| EXERCISE DIRECTIONS |
Repeat the material verbatim. Images are excluded from the copy.
──────── RECORDED INFORMATION ────────
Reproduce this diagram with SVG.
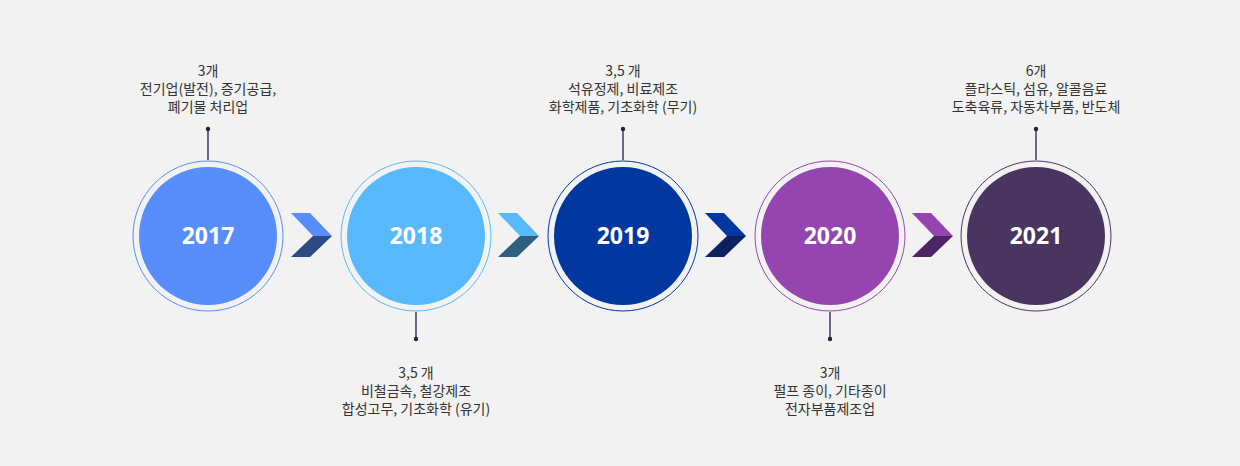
<svg xmlns="http://www.w3.org/2000/svg" width="1240" height="466" viewBox="0 0 1240 466">
<style>
.lbl{font-family:"Noto Sans CJK KR","Noto Sans",sans-serif;font-size:14px;fill:#333;text-anchor:middle}
.yr{font-family:"Noto Sans","Noto Sans CJK KR",sans-serif;font-size:23px;font-weight:bold;fill:#fff;text-anchor:middle}
.ln{stroke:#1b2440;stroke-width:1.3}
</style>
<rect width="1240" height="466" fill="#f2f2f2"/>
<g id="connectors">
<line class="ln" x1="208" y1="160" x2="208" y2="129"/><circle cx="208" cy="129" r="2.2" fill="#1b2440"/>
<line class="ln" x1="416" y1="312" x2="416" y2="339"/><circle cx="416" cy="339" r="2.2" fill="#1b2440"/>
<line class="ln" x1="623" y1="160" x2="623" y2="129"/><circle cx="623" cy="129" r="2.2" fill="#1b2440"/>
<line class="ln" x1="830" y1="312" x2="830" y2="339"/><circle cx="830" cy="339" r="2.2" fill="#1b2440"/>
<line class="ln" x1="1036" y1="160" x2="1036" y2="129"/><circle cx="1036" cy="129" r="2.2" fill="#1b2440"/>
<g id="chev1"><polygon points="291,213 310,213 332,236 313,236" fill="#588efc"/><polygon points="313,236 332,236 310,257 291,257" fill="#2c4a83"/></g>
<g id="chev2"><polygon points="498,213 517,213 539,236 520,236" fill="#59b9fd"/><polygon points="520,236 539,236 517,257 498,257" fill="#2e5f7f"/></g>
<g id="chev3"><polygon points="705,213 724,213 746,236 727,236" fill="#0038a0"/><polygon points="727,236 746,236 724,257 705,257" fill="#0d2160"/></g>
<g id="chev4"><polygon points="912,213 931,213 953,236 934,236" fill="#9445b0"/><polygon points="934,236 953,236 931,257 912,257" fill="#4e2564"/></g>
</g>
<g id="n2017"><circle cx="208" cy="236" r="75" fill="none" stroke="#588efc"/><circle cx="208" cy="236" r="69" fill="#588efc"/><text class="yr" x="208" y="244">2017</text>
<text class="lbl" x="208" y="76">3개</text><text class="lbl" x="208" y="94">전기업(발전), 증기공급,</text><text class="lbl" x="208" y="112">폐기물 처리업</text></g>
<g id="n2018"><circle cx="416" cy="236" r="75" fill="none" stroke="#59b9fd"/><circle cx="416" cy="236" r="69" fill="#59b9fd"/><text class="yr" x="416" y="244">2018</text>
<text class="lbl" x="416" y="378">3,5 개</text><text class="lbl" x="416" y="396">비철금속, 철강제조</text><text class="lbl" x="416" y="414">합성고무, 기초화학 (유기)</text></g>
<g id="n2019"><circle cx="623" cy="236" r="75" fill="none" stroke="#0038a0"/><circle cx="623" cy="236" r="69" fill="#0038a0"/><text class="yr" x="623" y="244">2019</text>
<text class="lbl" x="623" y="76">3,5 개</text><text class="lbl" x="623" y="94">석유정제, 비료제조</text><text class="lbl" x="623" y="112">화학제품, 기초화학 (무기)</text></g>
<g id="n2020"><circle cx="830" cy="236" r="75" fill="none" stroke="#9445b0"/><circle cx="830" cy="236" r="69" fill="#9445b0"/><text class="yr" x="830" y="244">2020</text>
<text class="lbl" x="830" y="378">3개</text><text class="lbl" x="830" y="396">펄프 종이, 기타종이</text><text class="lbl" x="830" y="414">전자부품제조업</text></g>
<g id="n2021"><circle cx="1036" cy="236" r="75" fill="none" stroke="#4a3561"/><circle cx="1036" cy="236" r="69" fill="#4a3561"/><text class="yr" x="1036" y="244">2021</text>
<text class="lbl" x="1036" y="76">6개</text><text class="lbl" x="1036" y="94">플라스틱, 섬유, 알콜음료</text><text class="lbl" x="1036" y="112">도축육류, 자동차부품, 반도체</text></g>
</svg>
────────
| EXERCISE RESPONSE |
Reproduce this diagram with SVG.
<svg xmlns="http://www.w3.org/2000/svg" width="1240" height="466" viewBox="0 0 1240 466">
<style>
.lbl{font-family:"Noto Sans CJK KR","Noto Sans",sans-serif;font-size:14px;fill:#333;text-anchor:middle}
.yr{font-family:"Noto Sans","Noto Sans CJK KR",sans-serif;font-size:23px;font-weight:bold;fill:#fff;text-anchor:middle}
.ln{stroke:#1b2440;stroke-width:1.3}
</style>
<rect width="1240" height="466" fill="#f2f2f2"/>
<g id="connectors">
<line class="ln" x1="208" y1="160" x2="208" y2="129"/><circle cx="208" cy="129" r="2.2" fill="#1b2440"/>
<line class="ln" x1="416" y1="312" x2="416" y2="339"/><circle cx="416" cy="339" r="2.2" fill="#1b2440"/>
<line class="ln" x1="623" y1="160" x2="623" y2="129"/><circle cx="623" cy="129" r="2.2" fill="#1b2440"/>
<line class="ln" x1="830" y1="312" x2="830" y2="339"/><circle cx="830" cy="339" r="2.2" fill="#1b2440"/>
<line class="ln" x1="1036" y1="160" x2="1036" y2="129"/><circle cx="1036" cy="129" r="2.2" fill="#1b2440"/>
<g id="chev1"><polygon points="291,213 310,213 332,236 313,236" fill="#588efc"/><polygon points="313,236 332,236 310,257 291,257" fill="#2c4a83"/></g>
<g id="chev2"><polygon points="498,213 517,213 539,236 520,236" fill="#59b9fd"/><polygon points="520,236 539,236 517,257 498,257" fill="#2e5f7f"/></g>
<g id="chev3"><polygon points="705,213 724,213 746,236 727,236" fill="#0038a0"/><polygon points="727,236 746,236 724,257 705,257" fill="#0d2160"/></g>
<g id="chev4"><polygon points="912,213 931,213 953,236 934,236" fill="#9445b0"/><polygon points="934,236 953,236 931,257 912,257" fill="#4e2564"/></g>
</g>
<g id="n2017"><circle cx="208" cy="236" r="75" fill="none" stroke="#588efc"/><circle cx="208" cy="236" r="69" fill="#588efc"/><text class="yr" x="208" y="244">2017</text>
<text class="lbl" x="208" y="76">3개</text><text class="lbl" x="208" y="94">전기업(발전), 증기공급,</text><text class="lbl" x="208" y="112">폐기물 처리업</text></g>
<g id="n2018"><circle cx="416" cy="236" r="75" fill="none" stroke="#59b9fd"/><circle cx="416" cy="236" r="69" fill="#59b9fd"/><text class="yr" x="416" y="244">2018</text>
<text class="lbl" x="416" y="378">3,5 개</text><text class="lbl" x="416" y="396">비철금속, 철강제조</text><text class="lbl" x="416" y="414">합성고무, 기초화학 (유기)</text></g>
<g id="n2019"><circle cx="623" cy="236" r="75" fill="none" stroke="#0038a0"/><circle cx="623" cy="236" r="69" fill="#0038a0"/><text class="yr" x="623" y="244">2019</text>
<text class="lbl" x="623" y="76">3,5 개</text><text class="lbl" x="623" y="94">석유정제, 비료제조</text><text class="lbl" x="623" y="112">화학제품, 기초화학 (무기)</text></g>
<g id="n2020"><circle cx="830" cy="236" r="75" fill="none" stroke="#9445b0"/><circle cx="830" cy="236" r="69" fill="#9445b0"/><text class="yr" x="830" y="244">2020</text>
<text class="lbl" x="830" y="378">3개</text><text class="lbl" x="830" y="396">펄프 종이, 기타종이</text><text class="lbl" x="830" y="414">전자부품제조업</text></g>
<g id="n2021"><circle cx="1036" cy="236" r="75" fill="none" stroke="#4a3561"/><circle cx="1036" cy="236" r="69" fill="#4a3561"/><text class="yr" x="1036" y="244">2021</text>
<text class="lbl" x="1036" y="76">6개</text><text class="lbl" x="1036" y="94">플라스틱, 섬유, 알콜음료</text><text class="lbl" x="1036" y="112">도축육류, 자동차부품, 반도체</text></g>
</svg>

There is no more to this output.